I. Introduction

IT HAS been showed that silicon oxynitride is a promising material for replacing the existing silica-based passive optical devices such as grating, interferometers, ring-resonator filters, finite impulse response (FIR) filters, Y-junctions and splitters [1] – [5]. Silicon oxynitride has readily tunable optical properties such as refractive index as well as the reduction of absorption loss in spectral regions of interest. The foremost constraint on waveguide design is the selection of the refractive index of core and cladding layer materials. The larger the index difference, the lower the minimum allowable bending radius for waveguide design. Hence the high index-contrast silicon oxynitride permits the design and fabrication of more compact waveguiding devices.
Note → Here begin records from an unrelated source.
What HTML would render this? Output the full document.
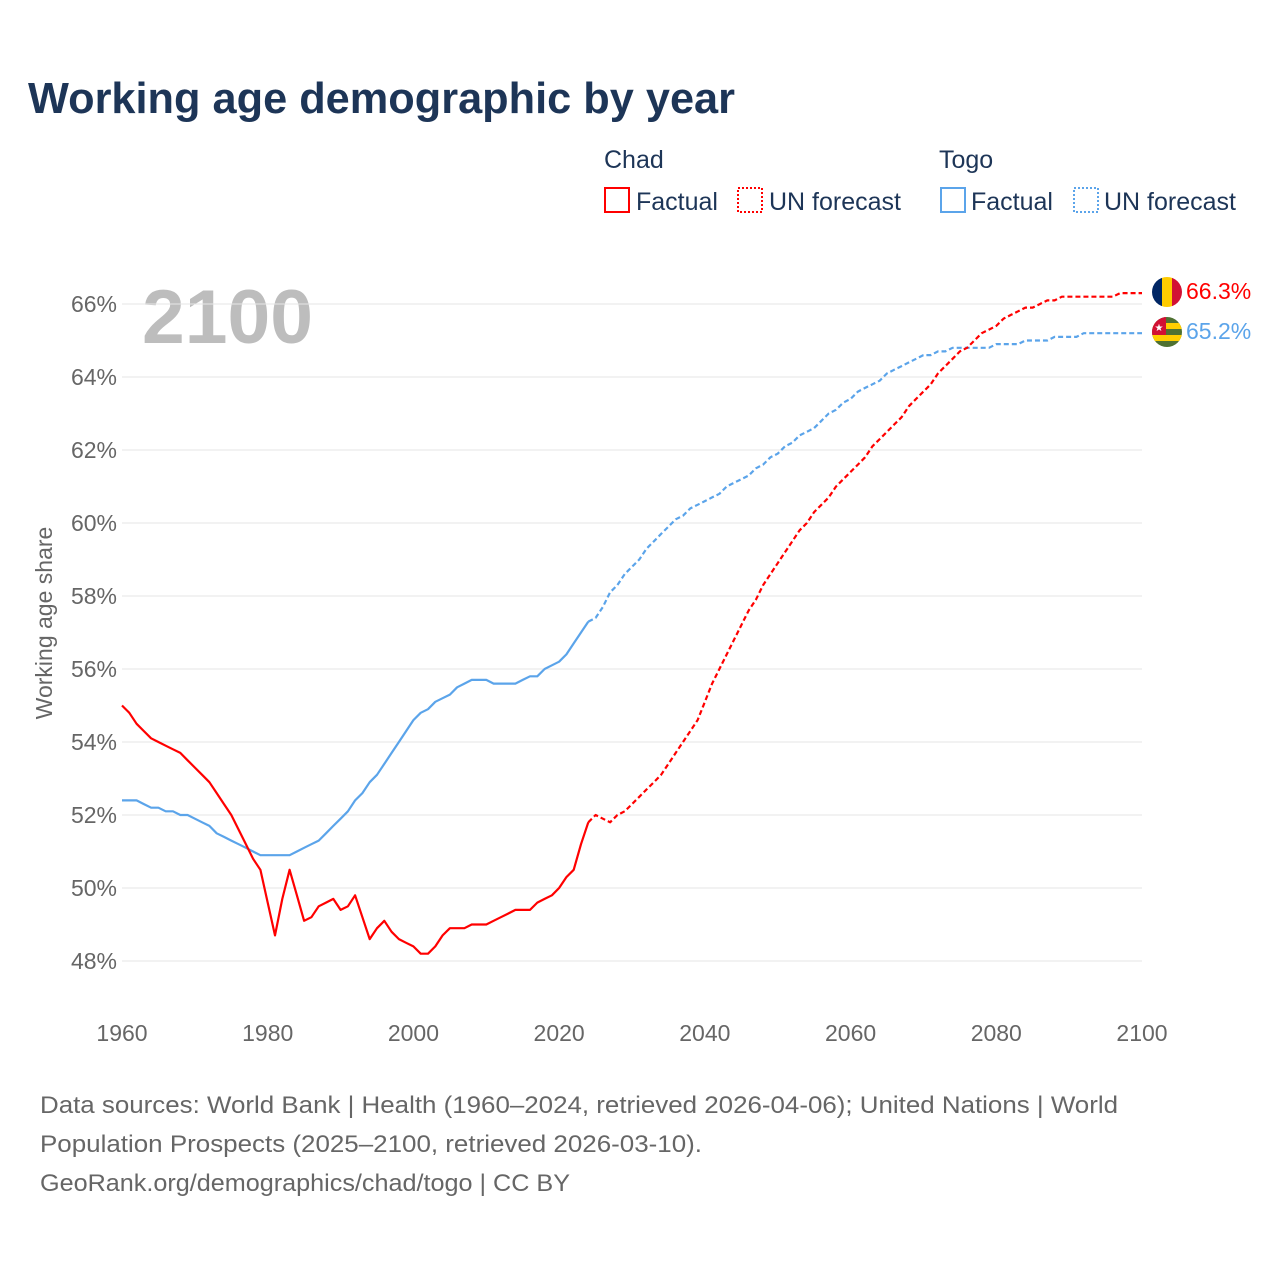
<!DOCTYPE html>
<html><head><meta charset="utf-8"><style>
body{margin:0;background:#fff;font-family:"Liberation Sans",sans-serif;}
svg{display:block}
</style></head><body>
<svg id="chart" width="1280" height="1280" xmlns="http://www.w3.org/2000/svg">
<defs>
<clipPath id="c1"><circle cx="1167" cy="292" r="15"/></clipPath>
<clipPath id="c2"><circle cx="1167" cy="332" r="15"/></clipPath>
</defs>
<text x="28" y="113" font-size="44" font-weight="bold" fill="#1d3557" textLength="707" lengthAdjust="spacingAndGlyphs">Working age demographic by year</text>
<g font-size="25" fill="#1d3557">
<text x="604" y="168">Chad</text>
<text x="939" y="168">Togo</text>
<g><rect x="605" y="188" width="24" height="24" fill="none" stroke="#f00" stroke-width="2"/><text x="636" y="210">Factual</text></g>
<g><rect x="738" y="188" width="24" height="24" fill="none" stroke="#f00" stroke-width="2" stroke-dasharray="2,2"/><text x="769" y="210">UN forecast</text></g>
<g><rect x="941" y="188" width="24" height="24" fill="none" stroke="#5ba4ea" stroke-width="2"/><text x="971" y="210">Factual</text></g>
<g><rect x="1074" y="188" width="24" height="24" fill="none" stroke="#5ba4ea" stroke-width="2" stroke-dasharray="2,2"/><text x="1104" y="210">UN forecast</text></g>
</g>
<text x="142" y="343" font-size="76" font-weight="bold" fill="#bdbdbd" textLength="171" lengthAdjust="spacingAndGlyphs">2100</text>
<g id="grid"></g><g id="yt"></g><g id="xt"></g><g id="lines"></g>
<text transform="translate(52,623) rotate(-90)" text-anchor="middle" font-size="23" fill="#666">Working age share</text>
<g clip-path="url(#c1)"><rect x="1152" y="277" width="10" height="30" fill="#002664"/><rect x="1162" y="277" width="10" height="30" fill="#fecb00"/><rect x="1172" y="277" width="10" height="30" fill="#d21034"/></g>
<g clip-path="url(#c2)"><rect x="1152" y="317" width="30" height="30" fill="#4f7132"/><rect x="1152" y="323" width="30" height="6" fill="#ffce00"/><rect x="1152" y="335" width="30" height="6" fill="#ffce00"/><rect x="1152" y="317" width="14" height="18" fill="#d21034"/><text x="1159" y="331" font-size="10" fill="#fff" text-anchor="middle">★</text></g>
<text x="1186" y="299" font-size="23" fill="#f00">66.3%</text>
<text x="1186" y="339" font-size="23" fill="#5ba4ea">65.2%</text>
<g font-size="24" fill="#666">
<text x="40" y="1113" textLength="1078" lengthAdjust="spacingAndGlyphs">Data sources: World Bank | Health (1960–2024, retrieved 2026-04-06); United Nations | World</text>
<text x="40" y="1152" textLength="662" lengthAdjust="spacingAndGlyphs">Population Prospects (2025–2100, retrieved 2026-03-10).</text>
<text x="40" y="1191" textLength="530" lengthAdjust="spacingAndGlyphs">GeoRank.org/demographics/chad/togo | CC BY</text>
</g>
</svg>
<script>
const yTicks=[48,50,52,54,56,58,60,62,64,66];
const xTicks=[1960,1980,2000,2020,2040,2060,2080,2100];
const chadFactual=[55.0,54.8,54.5,54.3,54.1,54.0,53.9,53.8,53.7,53.5,53.3,53.1,52.9,52.6,52.3,52.0,51.6,51.2,50.8,50.5,49.6,48.7,49.7,50.5,49.8,49.1,49.2,49.5,49.6,49.7,49.4,49.5,49.8,49.2,48.6,48.9,49.1,48.8,48.6,48.5,48.4,48.2,48.2,48.4,48.7,48.9,48.9,48.9,49.0,49.0,49.0,49.1,49.2,49.3,49.4,49.4,49.4,49.6,49.7,49.8,50.0,50.3,50.5,51.2,51.8];
const chadForecast=[51.8,52.0,51.9,51.8,52.0,52.1,52.3,52.5,52.7,52.9,53.1,53.4,53.7,54.0,54.3,54.6,55.1,55.6,56.0,56.4,56.8,57.2,57.6,57.9,58.3,58.6,58.9,59.2,59.5,59.8,60.0,60.3,60.5,60.7,61.0,61.2,61.4,61.6,61.8,62.1,62.3,62.5,62.7,62.9,63.2,63.4,63.6,63.8,64.1,64.3,64.5,64.7,64.8,65.0,65.2,65.3,65.4,65.6,65.7,65.8,65.9,65.9,66.0,66.1,66.1,66.2,66.2,66.2,66.2,66.2,66.2,66.2,66.2,66.3,66.3,66.3,66.3];
const togoFactual=[52.4,52.4,52.4,52.3,52.2,52.2,52.1,52.1,52.0,52.0,51.9,51.8,51.7,51.5,51.4,51.3,51.2,51.1,51.0,50.9,50.9,50.9,50.9,50.9,51.0,51.1,51.2,51.3,51.5,51.7,51.9,52.1,52.4,52.6,52.9,53.1,53.4,53.7,54.0,54.3,54.6,54.8,54.9,55.1,55.2,55.3,55.5,55.6,55.7,55.7,55.7,55.6,55.6,55.6,55.6,55.7,55.8,55.8,56.0,56.1,56.2,56.4,56.7,57.0,57.3];
const togoForecast=[57.3,57.4,57.7,58.1,58.3,58.6,58.8,59.0,59.3,59.5,59.7,59.9,60.1,60.2,60.4,60.5,60.6,60.7,60.8,61.0,61.1,61.2,61.3,61.5,61.6,61.8,61.9,62.1,62.2,62.4,62.5,62.6,62.8,63.0,63.1,63.3,63.4,63.6,63.7,63.8,63.9,64.1,64.2,64.3,64.4,64.5,64.6,64.6,64.7,64.7,64.8,64.8,64.8,64.8,64.8,64.8,64.9,64.9,64.9,64.9,65.0,65.0,65.0,65.0,65.1,65.1,65.1,65.1,65.2,65.2,65.2,65.2,65.2,65.2,65.2,65.2,65.2];
const NS='http://www.w3.org/2000/svg';
const X=y=>122+(y-1960)*(1020/140);
const Y=v=>304+(66-v)*36.5;
function mk(t,a,p){const e=document.createElementNS(NS,t);for(const k in a)e.setAttribute(k,a[k]);document.getElementById(p).appendChild(e);return e;}
yTicks.forEach(v=>{
 const l=mk('line',{x1:122,x2:1142,y1:Y(v),y2:Y(v),stroke:'#e6e6e6','stroke-width':1},'grid');
 
 
 const t=mk('text',{x:117,y:Y(v)+8,'text-anchor':'end','font-size':23,fill:'#666'},'yt');t.textContent=v+'%';
 
 
});
xTicks.forEach(v=>{
 const t=mk('text',{x:X(v),y:1041,'text-anchor':'middle','font-size':23,fill:'#666'},'xt');t.textContent=v;
 
 
});
function line(arr,start,col,dash,name){
 const d=arr.map((v,i)=>(i?'L':'M')+X(start+i).toFixed(1)+','+Y(v).toFixed(1)).join('');
 const p=mk('path',{d:d,fill:'none',stroke:col,'stroke-width':2.2,'stroke-linejoin':'round'},'lines');
 if(dash)p.setAttribute('stroke-dasharray','5,3');
 
 
}
line(togoFactual,1960,'#5ba4ea',false,'togo-factual-line');
line(togoForecast,2024,'#5ba4ea',true,'togo-forecast-line');
line(chadFactual,1960,'#f00',false,'chad-factual-line');
line(chadForecast,2024,'#f00',true,'chad-forecast-line');
</script>
</body></html>
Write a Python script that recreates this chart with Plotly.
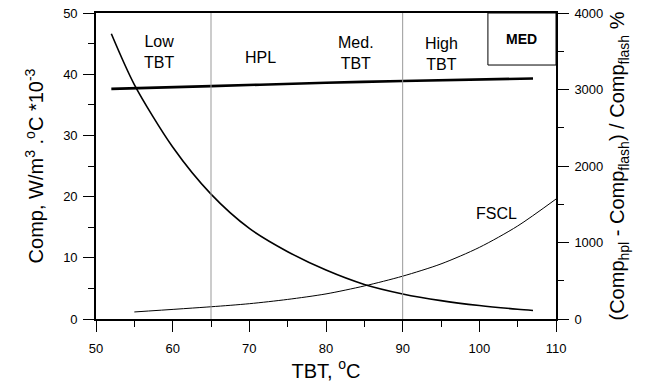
import plotly.graph_objects as go

# Data
tbt_fall = [52, 55, 60, 65, 70, 75, 80, 85, 90, 95, 100, 105, 107]
comp_fall = [46.6, 38.3, 28.1, 20.4, 14.8, 11.0, 8.0, 5.65, 4.1, 3.0, 2.2, 1.6, 1.4]

tbt_fscl = [55, 65, 70, 75, 80, 85, 90, 95, 100, 105, 110]
comp_fscl = [1.15, 2.0, 2.5, 3.2, 4.1, 5.4, 7.0, 9.0, 11.7, 15.2, 19.6]

tbt_thick = [52, 65, 80, 90, 107]
pct_thick = [3008, 3044, 3088, 3112, 3144]  # right axis, %

region_x = [58.2, 71.4, 83.9, 95.0]
region_y = [43.6, 42.8, 43.5, 43.3]
region_txt = ["Low<br>TBT", "HPL", "Med.<br>TBT", "High<br>TBT"]
divider_x = [65, 90]

font = "Liberation Sans, Arial, sans-serif"

fig = go.Figure()
fig.add_trace(go.Scatter(x=tbt_fall, y=comp_fall, mode="lines", line=dict(color="black", width=1.6, shape="spline", smoothing=0.8), showlegend=False))
fig.add_trace(go.Scatter(x=tbt_fscl, y=comp_fscl, mode="lines", line=dict(color="black", width=1, shape="spline", smoothing=0.8), showlegend=False))
fig.add_trace(go.Scatter(x=tbt_thick, y=pct_thick, mode="lines", yaxis="y2", line=dict(color="black", width=2.6, shape="spline"), showlegend=False))

for xv in divider_x:
    fig.add_shape(type="line", x0=xv, x1=xv, y0=0, y1=50, xref="x", yref="y", line=dict(color="#999999", width=1))

for xv, yv, t in zip(region_x, region_y, region_txt):
    fig.add_annotation(x=xv, y=yv, text=t, showarrow=False, font=dict(size=16, color="black", family=font))

fig.add_annotation(x=102.3, y=17.3, text="FSCL", showarrow=False, font=dict(size=16, color="black", family=font))

fig.add_shape(type="rect", xref="paper", yref="paper", x0=0.852, x1=1.0, y0=0.830, y1=1.0, line=dict(color="black", width=1))
fig.add_annotation(xref="paper", yref="paper", x=0.926, y=0.915, xanchor="center", yanchor="middle",
                   text="<b>MED</b>", showarrow=False, font=dict(size=14, color="black", family=font))

axis_common = dict(showline=True, linecolor="black", linewidth=1.6, ticks="outside", tickcolor="black", tickwidth=1.3,
                   ticklen=11, showgrid=False, zeroline=False, automargin=False,
                   tickfont=dict(size=13, color="black", family=font))

fig.update_layout(
    width=656, height=382,
    margin=dict(l=96, r=100, t=13, b=63, autoexpand=False),
    plot_bgcolor="white", paper_bgcolor="white",
    font=dict(family=font, color="black"),
    xaxis=dict(range=[50, 110], dtick=10, tick0=50, mirror=True, ticklabelstandoff=6,
               minor=dict(dtick=5, ticklen=6, tickcolor="black", ticks="outside"),
               title=dict(text="TBT, <sup>o</sup>C", font=dict(size=20, family=font), standoff=0),
               **axis_common),
    yaxis=dict(range=[0, 50], dtick=10, mirror=True, ticklabelstandoff=3,
               minor=dict(dtick=5, ticklen=6, tickcolor="black", ticks="outside"),
               title=dict(text="Comp, W/m<sup>3</sup> .<sup>o</sup>C *10<sup>-3</sup>", font=dict(size=20, family=font), standoff=14),
               **axis_common),
    yaxis2=dict(range=[0, 4000], dtick=1000, overlaying="y", side="right", ticklabelstandoff=3,
                minor=dict(dtick=500, ticklen=6, tickcolor="black", ticks="outside"),
                title=dict(text="(Comp<sub>hpl</sub> - Comp<sub>flash</sub>) / Comp<sub>flash</sub> %", font=dict(size=20, family=font), standoff=8),
                **axis_common),
)

fig.write_html("out.html")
This is particular important for on-chip optical interconnect in microelectronic technology. It was reported recently that the radii of curvature in a ring-resonator filter could be as small as a few hundred micrometers by using the silicon oxynitride material [3]. However, the loss of this material, including the scattering losses and fiber-to-waveguide coupling losses, is still a major concern. The optical absorption loss at 1.55 um wavelength in plasma enhanced chemical vapor deposition (PECVD) or low-pressure chemical vapor deposition (LPCVD) oxynitride is mainly due to the vibration band of N-H bond stretching [2], [6]. A number of methods for solving this drawback have been proposed. The hydrogen, incorporated into the silicon oxynitride film was found to decrease by more than 40% by thermal oxidation of LPCVD silicon-rich silicon nitride film [7] – [8]. In PECVD samples, the hydrogen content can also be reduced significantly with a post-deposition thermal oxidation or annealing [9]. Despite several tryouts for fabricating oxynitride based waveguide devices were presented [10] – [13], compositional study, especially the hydrogen bonds within the oxynitride layer is lacking. In this work, we report on the optical and compositional properties of silicon oxynitride films prepared by PECVD from nitric oxide, ammonia, and silane gas mixtures.